Renovating for profit has become big business in the Australian property market.
What was once reserved for property developers, professional tradespeople and the lucky few gifted with an eye for detail, has become a money maker for those fortunate to be in the market.
First home buyers and ‘mum and dad investors’ discovered the thrill of ‘flipping houses’ through television programs like The Block, which made renovating for profit seem simple.
The rising trend resulted in a massive increase in home renovations across Australia, rising by 147% from 2010 to 2014.
The House Industry Association (HIA) reported home renovations totalled $33.6 billion in Australia in 2017, and that figure is predicted to grow to above $35.5 billion by 2021.
Some people are certainly living the dream, like Australia’s own ‘Renovation Queen’ Cherie Barber.
Dubbed Australia’s Number 1 renovation educator, Cherie has 27 years of profitable renovation experience, and 112 projects under her belt.
Although Cherie is known for turning record-breaking profits in just a matter of days, she has confessed to a love-hate relationship with television renovation programs.
In a 2017 interview, she told the Eastern Reporter that today’s homeowners make the mistake of doing too much DIY, recommending 90 per cent of the work should be outsourced to licensed tradespeople for the best results.
But many experts warn fast renovations don’t always equal fast profits.
Respected property investment writer Michael Yardney says renovation flips often flop for many reasons.
He says buying low and selling high after a quick, cheap renovation is a ‘speculative strategy’, which often doesn’t work due to transaction and holding costs, tax, unrealistic expectations, and a fickle property market.
Instead, he recommends a long-term investment strategy to buy, renovate and hold.
“I enjoy taking a dwelling that’s been a bit neglected and breathing new life into it, making it into a home my tenants will love and want to care for and more importantly, it’s a great way of manufacturing equity for my property investment portfolio,” Michael Yardney writes on his website PropertyUpdate.com.au.
Michael says this slow-growth approach allows homeowners to make thousands of dollars in equity and fast-track capital growth, while increasing rental yields, and gaining tax benefits through depreciation.
So what are the secrets of the successful house flippers renovating for profit?
And how can their tips be applied to your own renovations?
Maybe you’re renovating or building a home to live in, but hope to sell for a profit some time in the future?

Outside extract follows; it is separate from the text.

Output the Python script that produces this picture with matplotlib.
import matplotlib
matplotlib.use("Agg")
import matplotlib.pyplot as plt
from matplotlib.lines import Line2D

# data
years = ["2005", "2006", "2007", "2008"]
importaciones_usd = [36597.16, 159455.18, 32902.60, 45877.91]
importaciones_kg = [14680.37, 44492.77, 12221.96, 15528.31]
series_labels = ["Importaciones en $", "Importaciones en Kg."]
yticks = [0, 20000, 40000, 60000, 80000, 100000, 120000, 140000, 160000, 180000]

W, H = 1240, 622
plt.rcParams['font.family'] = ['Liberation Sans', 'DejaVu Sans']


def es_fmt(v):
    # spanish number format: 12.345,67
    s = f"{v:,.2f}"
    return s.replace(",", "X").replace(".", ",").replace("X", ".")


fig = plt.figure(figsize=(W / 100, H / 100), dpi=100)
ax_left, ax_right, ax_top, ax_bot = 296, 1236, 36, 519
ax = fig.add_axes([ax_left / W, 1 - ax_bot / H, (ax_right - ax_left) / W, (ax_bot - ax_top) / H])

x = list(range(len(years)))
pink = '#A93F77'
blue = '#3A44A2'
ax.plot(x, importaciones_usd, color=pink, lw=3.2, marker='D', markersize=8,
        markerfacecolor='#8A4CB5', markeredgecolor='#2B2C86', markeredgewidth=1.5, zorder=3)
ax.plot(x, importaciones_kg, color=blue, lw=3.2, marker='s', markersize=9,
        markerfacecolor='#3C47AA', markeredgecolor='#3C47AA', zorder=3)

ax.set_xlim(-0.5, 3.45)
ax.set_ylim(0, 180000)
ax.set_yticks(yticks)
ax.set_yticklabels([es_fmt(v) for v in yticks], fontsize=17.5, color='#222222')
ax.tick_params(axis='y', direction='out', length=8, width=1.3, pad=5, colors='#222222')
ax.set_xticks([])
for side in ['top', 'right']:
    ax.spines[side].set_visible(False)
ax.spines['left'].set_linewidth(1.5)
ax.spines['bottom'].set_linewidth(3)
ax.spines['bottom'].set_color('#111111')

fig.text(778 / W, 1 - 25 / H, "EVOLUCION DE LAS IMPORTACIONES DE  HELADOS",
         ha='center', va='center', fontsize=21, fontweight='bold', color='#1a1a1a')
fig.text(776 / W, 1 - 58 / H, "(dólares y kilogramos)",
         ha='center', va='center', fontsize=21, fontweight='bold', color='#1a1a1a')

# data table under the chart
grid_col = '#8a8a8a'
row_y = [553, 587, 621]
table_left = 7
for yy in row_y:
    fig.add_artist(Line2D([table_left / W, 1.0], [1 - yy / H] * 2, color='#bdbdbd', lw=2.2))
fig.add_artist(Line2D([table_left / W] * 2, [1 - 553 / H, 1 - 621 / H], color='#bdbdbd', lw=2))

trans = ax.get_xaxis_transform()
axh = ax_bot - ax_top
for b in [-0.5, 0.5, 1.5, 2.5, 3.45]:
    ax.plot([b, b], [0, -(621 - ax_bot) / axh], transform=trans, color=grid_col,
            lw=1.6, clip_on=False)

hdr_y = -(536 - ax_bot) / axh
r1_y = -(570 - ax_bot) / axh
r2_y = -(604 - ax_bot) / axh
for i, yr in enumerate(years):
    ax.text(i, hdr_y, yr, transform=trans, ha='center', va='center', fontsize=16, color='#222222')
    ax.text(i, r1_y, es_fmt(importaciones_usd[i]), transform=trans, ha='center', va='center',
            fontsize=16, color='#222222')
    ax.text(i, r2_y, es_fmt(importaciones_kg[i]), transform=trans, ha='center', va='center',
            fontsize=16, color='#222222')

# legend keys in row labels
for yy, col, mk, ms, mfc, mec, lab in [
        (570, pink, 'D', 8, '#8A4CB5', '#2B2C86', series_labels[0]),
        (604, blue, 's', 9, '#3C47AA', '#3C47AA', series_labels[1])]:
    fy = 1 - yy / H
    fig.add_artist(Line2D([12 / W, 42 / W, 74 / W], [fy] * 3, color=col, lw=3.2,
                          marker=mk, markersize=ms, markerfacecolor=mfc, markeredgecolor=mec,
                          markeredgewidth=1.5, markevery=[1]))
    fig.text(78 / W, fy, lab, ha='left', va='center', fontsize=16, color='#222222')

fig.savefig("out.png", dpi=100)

We’ve compiled the top three suggestions from respected industry experts on just some considerations when renovating for profit.
The information provided is of a general nature only and does not take into account your individual circumstances. You should consider seeking independent trades, financial, legal, taxation and other relevant professional advice specific to your needs.
Longer lasting equals lower cost
There can be a strong temptation to choose the cheapest option, particularly when renovating a home purely for profit.
But smart buyers, or their conveyancing teams, will easily spot the difference between a quality build, and a cheap fix-up job.
If you’re planning to live in the home, or rent it out as an investment property, choosing materials that will withstand the test of time should be a priority.
While this approach might cost more initially, it’s likely to save money in the long-run by avoiding costly call-out fees, repairs or premature replacement.
Avoid temporary touch ups
A lot of renovators admit to ‘settling’ with a temporary renovation option, despite grand plans for something very different down the track.
The old saying of ‘do it right the first time’ can certainly be applied here.
While you have to take into consideration your own budget and financial situation, choosing a temporary touch-up that requires ongoing maintenance could end up costing a lot more than making a solid long term investment from the beginning.
Even luxurious finishes like polished concrete floors can be more affordable than you realise.
Don’t neglect the outside
The majority of any home renovation budget is often spent on the kitchen and bathroom.
Sometimes, over-spending in these areas means little to no money remains for outside renovations, so it goes unfinished for years, or the property goes on the market with no landscaping at all.
If that’s you, then you could be selling yourself short.
And potential home buyers will usually make a decision about whether or not to pursue a property within the first 10 seconds based on kerbside appeal alone.
Buyers also look favourably on finished renovations, and statistics show a finished driveway can earn up to 75% ROI.